The Hornell Evening Tribune reports Randy Kuhl's reaction to the polls.
Evan Dawson at the 13-WHAM blog has an interesting post about a bit of conventional wisdom. It turns out that the "brain drain" isn't really Western New York's problem. Our real issue is that we can't attract out-of-staters.
Finally, the radio program This American Life has produced another excellent program about the economic crisis. It's by far the clearest non-partisan explanation of the credit crunch I've heard. If you haven't listened to TAL's explanation of the mortgage crisis, it's still available here.
The Hill newspaper has a run-down of the Iraq and Afghanistan Veterans of America legislative report card. Randy Kuhl got an "A" from that group. Kuhl out-scored John McCain (who got a "D") and Barack Obama ("B").
The Democrat and Chronicle reports that the Ontario County Sheriff's office apprehended someone in the act of stealing McCain and Kuhl yard signs along Route 96 in Victor.
The alleged perpetrator also had Cub Scout yard signs in his possession, raising the possibility that the signs themselves, rather than their content, sparked the crime.

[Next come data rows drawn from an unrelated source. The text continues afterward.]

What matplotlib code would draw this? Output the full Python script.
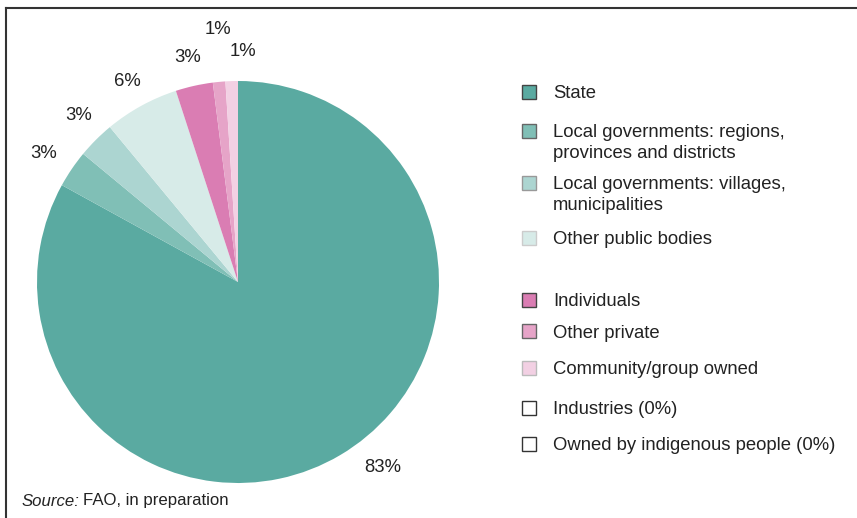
import matplotlib.pyplot as plt
from matplotlib.patches import Rectangle
from matplotlib.lines import Line2D

plt.rcParams['font.family'] = ['Liberation Sans', 'DejaVu Sans']

# ownership of forests, share of area
names = ['State', 'Local governments: regions,\nprovinces and districts',
         'Local governments: villages,\nmunicipalities', 'Other public bodies',
         'Individuals', 'Other private', 'Community/group owned',
         'Industries (0%)', 'Owned by indigenous people (0%)']
values = [83, 3, 3, 6, 3, 1, 1]
pct_labels = ['83%', '3%', '3%', '6%', '3%', '1%', '1%']
colors = ['#5aaaa1', '#80bfb6', '#acd5d1', '#d7ebe8',
          '#da7db3', '#e6a4c8', '#f2d0e3', 'white', 'white']
edges = ['#444444', '#666666', '#999999', '#cccccc',
         '#444444', '#666666', '#bbbbbb', '#333333', '#333333']

W, H = 857, 518
fig = plt.figure(figsize=(W/100, H/100), dpi=100)

cx, cy, r = 238, 282, 201
ax = fig.add_axes([(cx-r)/W, (H-cy-r)/H, 2*r/W, 2*r/H])
ax.pie(values, colors=colors[:len(values)], startangle=90, counterclock=False,
       radius=1, wedgeprops=dict(linewidth=0))
ax.set_xlim(-1, 1); ax.set_ylim(-1, 1)
ax.set_aspect('equal')
ax.axis('off')

# label spots (pixels in the picture)
lab_px = [(383, 468), (44, 153), (79, 115), (127, 81), (188, 57), (218, 29), (243, 51)]
for t, (px, py) in zip(pct_labels, lab_px):
    fig.text(px/W, 1-py/H, t, ha='center', va='center', fontsize=13.3, color='#222222')

# legend by hand
row_y = [92, 141, 193, 238, 300, 331, 368, 408, 444]
for nm, c, e, yy in zip(names, colors, edges, row_y):
    nl = nm.count('\n')
    top = yy - 10.5*nl
    fig.add_artist(Rectangle((522/W, 1-(top+7)/H), 14/W, 14/H, facecolor=c,
                             edgecolor=e, linewidth=1.0, transform=fig.transFigure))
    fig.text(553/W, 1-(yy+2)/H, nm, ha='left', va='center', fontsize=13.3,
             color='#222222', linespacing=1.3)

# source line
t1 = fig.text(22/W, 1-501/H, 'Source:', style='italic', fontsize=12.1,
              ha='left', va='center', color='#222222')
fig.canvas.draw()
bb = t1.get_window_extent()
fig.text((bb.x1+3)/W, 1-501/H, 'FAO, in preparation', fontsize=12.1,
         ha='left', va='center', color='#222222')

# frame lines top and left
fig.add_artist(Line2D([6/W, 1], [1-8/H, 1-8/H], color='#333333', lw=1.5,
                      transform=fig.transFigure))
fig.add_artist(Line2D([6/W, 6/W], [0, 1-8/H], color='#333333', lw=1.5,
                      transform=fig.transFigure))

fig.savefig('out.png', dpi=100)
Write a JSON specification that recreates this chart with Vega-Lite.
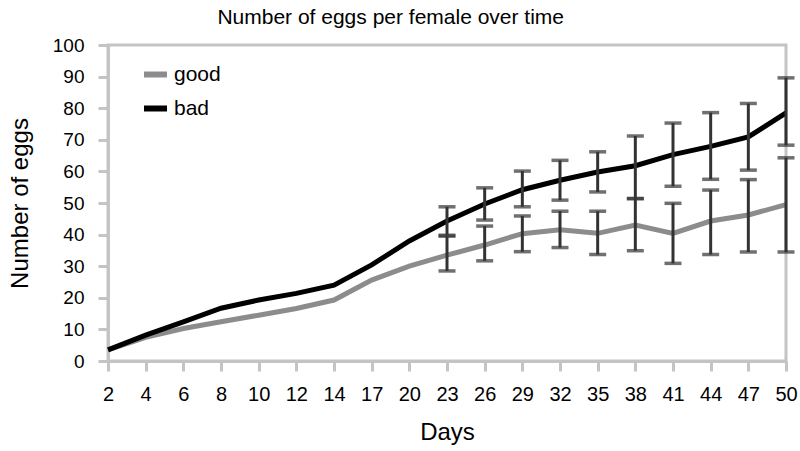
{
  "$schema": "https://vega.github.io/schema/vega-lite/v6.json",
  "autosize": "none",
  "width": 678,
  "height": 316,
  "padding": {"left": 108, "top": 45, "right": 14, "bottom": 90},
  "background": "white",
  "config": {
    "font": "Liberation Sans",
    "view": {"stroke": "#c4c4c4", "strokeWidth": 3},
    "axis": {
      "domainColor": "#c4c4c4",
      "domainWidth": 3,
      "tickColor": "#c4c4c4",
      "tickWidth": 3,
      "tickSize": 10,
      "grid": false,
      "labelColor": "#000000",
      "titleColor": "#000000",
      "labelFont": "Liberation Sans",
      "titleFont": "Liberation Sans",
      "titleFontWeight": "normal"
    }
  },
  "title": {
    "text": "Number of eggs per female over time",
    "fontSize": 21,
    "fontWeight": "normal",
    "color": "#000000",
    "anchor": "middle",
    "frame": "bounds",
    "dx": -12,
    "offset": 8
  },
  "data": {
    "values": [
      {"day": 2, "group": "good", "value": 3.5},
      {"day": 4, "group": "good", "value": 7.5},
      {"day": 6, "group": "good", "value": 10.3},
      {"day": 8, "group": "good", "value": 12.4},
      {"day": 10, "group": "good", "value": 14.5},
      {"day": 12, "group": "good", "value": 16.6},
      {"day": 14, "group": "good", "value": 19.3},
      {"day": 17, "group": "good", "value": 25.6},
      {"day": 20, "group": "good", "value": 30},
      {"day": 23, "group": "good", "value": 33.5, "lo": 28.5, "hi": 39.5},
      {"day": 26, "group": "good", "value": 36.7, "lo": 31.7, "hi": 42.7},
      {"day": 29, "group": "good", "value": 40.3, "lo": 34.6, "hi": 45.9},
      {"day": 32, "group": "good", "value": 41.5, "lo": 35.9, "hi": 47.4},
      {"day": 35, "group": "good", "value": 40.4, "lo": 33.7, "hi": 47.4},
      {"day": 38, "group": "good", "value": 43, "lo": 34.9, "hi": 51.4},
      {"day": 41, "group": "good", "value": 40.4, "lo": 30.9, "hi": 49.9},
      {"day": 44, "group": "good", "value": 44.3, "lo": 33.7, "hi": 54.1},
      {"day": 47, "group": "good", "value": 46.2, "lo": 34.5, "hi": 57.4},
      {"day": 50, "group": "good", "value": 49.5, "lo": 34.5, "hi": 64.3},
      {"day": 2, "group": "bad", "value": 3.5},
      {"day": 4, "group": "bad", "value": 8.2},
      {"day": 6, "group": "bad", "value": 12.4},
      {"day": 8, "group": "bad", "value": 16.7},
      {"day": 10, "group": "bad", "value": 19.3},
      {"day": 12, "group": "bad", "value": 21.4},
      {"day": 14, "group": "bad", "value": 24},
      {"day": 17, "group": "bad", "value": 30.4},
      {"day": 20, "group": "bad", "value": 38},
      {"day": 23, "group": "bad", "value": 44.3, "lo": 39.8, "hi": 48.8},
      {"day": 26, "group": "bad", "value": 49.7, "lo": 44.6, "hi": 54.8},
      {"day": 29, "group": "bad", "value": 54.2, "lo": 48.8, "hi": 60.1},
      {"day": 32, "group": "bad", "value": 57.2, "lo": 50.9, "hi": 63.5},
      {"day": 35, "group": "bad", "value": 59.8, "lo": 53.5, "hi": 66.2},
      {"day": 38, "group": "bad", "value": 61.8, "lo": 51.4, "hi": 71.2},
      {"day": 41, "group": "bad", "value": 65.3, "lo": 55.3, "hi": 75.3},
      {"day": 44, "group": "bad", "value": 67.9, "lo": 57.5, "hi": 78.6},
      {"day": 47, "group": "bad", "value": 70.9, "lo": 60.4, "hi": 81.5},
      {"day": 50, "group": "bad", "value": 78.5, "lo": 68.3, "hi": 89.6}
    ]
  },
  "encoding": {
    "x": {
      "field": "day",
      "type": "ordinal",
      "sort": [2, 4, 6, 8, 10, 12, 14, 17, 20, 23, 26, 29, 32, 35, 38, 41, 44, 47, 50],
      "scale": {"type": "point", "padding": 0},
      "axis": {
        "title": "Days",
        "labelAngle": 0,
        "labelFontSize": 20,
        "labelPadding": 13,
        "labelOverlap": false,
        "titleFontSize": 24,
        "titlePadding": 16
      }
    }
  },
  "layer": [
    {
      "mark": {"type": "line", "strokeWidth": 5},
      "encoding": {
        "y": {
          "field": "value",
          "type": "quantitative",
          "scale": {"domain": [0, 100], "nice": false},
          "axis": {
            "title": "Number of eggs",
            "values": [0, 10, 20, 30, 40, 50, 60, 70, 80, 90, 100],
            "labelOverlap": false,
            "labelFontSize": 19,
            "labelPadding": 14,
            "titleFontSize": 24,
            "titlePadding": 20
          }
        },
        "color": {
          "field": "group",
          "type": "nominal",
          "scale": {"domain": ["good", "bad"], "range": ["#8c8c8c", "#000000"]},
          "legend": {
            "title": null,
            "orient": "none",
            "legendX": 33,
            "legendY": 15,
            "padding": 0,
            "symbolType": "stroke",
            "symbolSize": 529,
            "symbolStrokeWidth": 6,
            "labelFontSize": 21,
            "labelColor": "#000000",
            "labelOffset": 4,
            "rowPadding": 7
          }
        }
      }
    },
    {
      "transform": [{"filter": "isValid(datum.lo)"}],
      "mark": {
        "type": "errorbar",
        "color": "#333333",
        "rule": {"strokeWidth": 3},
        "ticks": {"size": 17, "thickness": 3.5}
      },
      "encoding": {
        "y": {
          "field": "lo",
          "type": "quantitative",
          "axis": {
            "title": "Number of eggs",
            "values": [0, 10, 20, 30, 40, 50, 60, 70, 80, 90, 100],
            "labelOverlap": false,
            "labelFontSize": 19,
            "labelPadding": 14,
            "titleFontSize": 24,
            "titlePadding": 20
          }
        },
        "y2": {"field": "hi"}
      }
    }
  ]
}
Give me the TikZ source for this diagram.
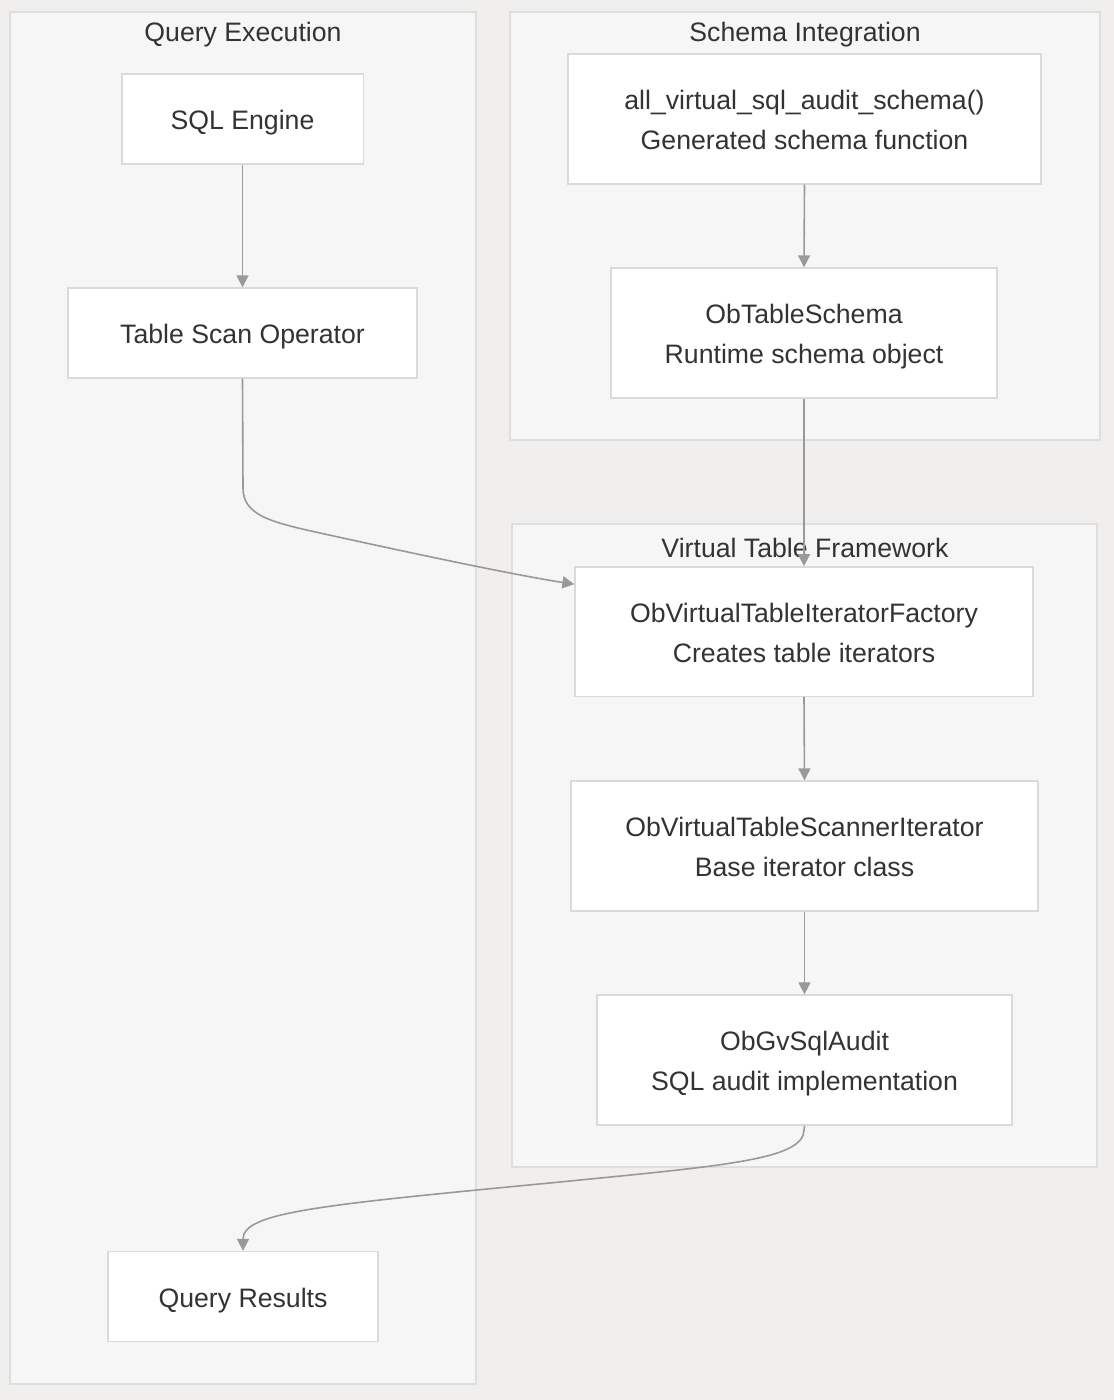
\documentclass[tikz,border=0pt]{standalone}
\usepackage{fontspec}
\setmainfont{Liberation Sans}
\usetikzlibrary{arrows.meta,calc}
\definecolor{bgc}{HTML}{F0EFEE}
\definecolor{clfill}{HTML}{F6F6F6}
\definecolor{clline}{HTML}{DEDEDE}
\definecolor{ndline}{HTML}{DADADA}
\definecolor{edgec}{HTML}{999999}
\definecolor{txtc}{HTML}{333333}
\newcommand\lbl[1]{\raisebox{-2pt}[\height][\depth]{\begin{tabular}{@{}c@{}}#1\end{tabular}}}
\tikzset{
  cluster/.style={draw=clline, fill=clfill, line width=1pt},
  cltitle/.style={text=txtc, font=\fontsize{20pt}{24pt}\selectfont, inner sep=0pt},
  box/.style={draw=ndline, fill=white, line width=1pt, text=txtc, align=center,
    font=\fontsize{20pt}{30pt}\selectfont, inner sep=0pt},
  edge/.style={draw=edgec, line width=1.2pt, -{Triangle[length=9pt,width=9pt]}}
}
\begin{document}
\begin{tikzpicture}[x=0.75pt,y=-0.75pt]
\fill[bgc] (0,0) rectangle (1114,1400);
\useasboundingbox (0,0) rectangle (1114,1400);
% clusters
\draw[cluster] (10,12) rectangle (476,1384);
\draw[cluster] (510,12) rectangle (1100,440);
\draw[cluster] (512,524) rectangle (1097,1167);
\node[cltitle] (tqe) at (243,35) {Query Execution};
\node[cltitle] (tsi) at (805,35) {Schema Integration};
\node[cltitle] (tvt) at (805,548) {Virtual Table Framework};
% nodes
\node[box, minimum width=181pt, minimum height=67.5pt] (sql) at (242.5,119) {\lbl{SQL Engine}};
\node[box, minimum width=261.75pt, minimum height=67.5pt] (ts) at (242.5,333) {\lbl{Table Scan Operator}};
\node[box, minimum width=202.5pt, minimum height=67.5pt] (qr) at (243,1296.5) {\lbl{Query Results}};
\node[box, minimum width=354.75pt, minimum height=97.5pt] (avs) at (804.5,119) {\lbl{all\_virtual\_sql\_audit\_schema()\\Generated schema function}};
\node[box, minimum width=289.5pt, minimum height=97.5pt] (ots) at (804,333) {\lbl{ObTableSchema\\Runtime schema object}};
\node[box, minimum width=343.5pt, minimum height=97pt] (fac) at (804,631.5) {\lbl{ObVirtualTableIteratorFactory\\Creates table iterators}};
\node[box, minimum width=350.25pt, minimum height=97.5pt] (scn) at (804.5,846) {\lbl{ObVirtualTableScannerIterator\\Base iterator class}};
\node[box, minimum width=311.25pt, minimum height=97.5pt] (gv) at (804.5,1060) {\lbl{ObGvSqlAudit\\SQL audit implementation}};
% edge anchor helpers
\coordinate (facin) at ([yshift=-13.5pt]fac.north west);
% edges
\draw[edge] (sql.south) -- (ts.north);
\draw[edge] (avs.south) -- (ots.north);
\draw[edge] (ots.south) -- (fac.north);
\draw[edge] (fac.south) -- (scn.north);
\draw[edge] (scn.south) -- (gv.north);
\draw[edge] (ts.south) -- (243,488) .. controls (243,515) and (270,522) .. (320,533) .. controls (420,555) and (520,576) .. (facin);
\draw[edge] (gv.south) -- (804,1130) .. controls (804,1160) and (720,1166) .. (560,1182) .. controls (320,1205) and (243,1212) .. (qr.north);
\end{tikzpicture}
\end{document}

Gannett's Larry Wilson has filed a story on the out-of-state donors who give to the candidates in the 29th race. Both Kuhl and Massa have raised significant funds from out-of-state and out-of-district contributors.
One factor that isn't mentioned in the story is Act Blue, a Democratic site that allows donors from across the nation to funnel money to competitive races. Massa has raised over half a million dollars in his two races via Act Blue.
Reader Elmer sends Eric Massa's Corning Leader op-ed where he describes his plan for an FDR-style solution to the credit crunch. The Leader also has a story on Kuhl's vote yesterday.
The Steuben Courier has a column against Kuhl's initial vote.
WENY, Syracuse News 10, and the Democrat and Chronicle all have stories about Kuhl's vote.
Finally, WENY has a story about some questions submitted for next week's debate. They're from a high school class in Horseheads.
Randy Kuhl is "still reviewing" the bailout bill, but he predicts passage, according to coverage of his morning press call by 13-WHAM and the Buffalo News.
Reader Elmer sends the Corning Leader's coverage of Eric Massa's non-debate in Bath [pdf] (and jump [pdf]).
Reader Tom sends Bob Rolfe's Leader column [gif], which is critical of Kuhl's bailout vote.
WENY has a story about the non-debate in Bath. This is the event that was supposed to be sponsored by the League of Women Voters, but after Randy Kuhl and State Senator George Winner declined to attend, it became a candidate forum.
WENY also quotes Kuhl as follows on the new bailout bill:
What I’m going to be looking for is to see whether or not the taxpayer has been really hung out to dry. Is it going to pick up the cost of the bailout at the expense of those unscrupulous lenders on Wall Street or whether or not there's significant protection for that person.
As far as I can tell, the taxpayer protections in the new bill, which amount to getting equity in the company that we're bailing out, are the same as the old bill.
The latest news from the House is that it looks like the opposition to the bill is dying down. Democrats are going to ask for a formal whip count and list from Republicans before the vote, to avoid a repeat of Monday's embarrassment.
The Star-Gazette and WENY are asking for questions for their October 13 debate.
(via Rochesterturning)
Randy Kuhl's spokeswoman Meghan Tisinger tells Gannett that Kuhl's staff is "still studying reviewing" the bailout bill that passed the Senate last night.
This bill's bailout provisions are essentially the same as Monday's bill. But it's full of sweeteners, including a tax credits for alternative energy, and raising the limit for the Alternative Minimum Tax exemption. It also includes some strange special interest provisions, like these two:
- Extend cost recovery period for motor racing tracks.
- Exempt from excise tax certain wooden arrow shafts for use by children.
There's at least one change actually related to the current economic crisis: raising the limit of FDIC-insured deposits from $100K to $250K.
McClatchy has a great rundown on the bill.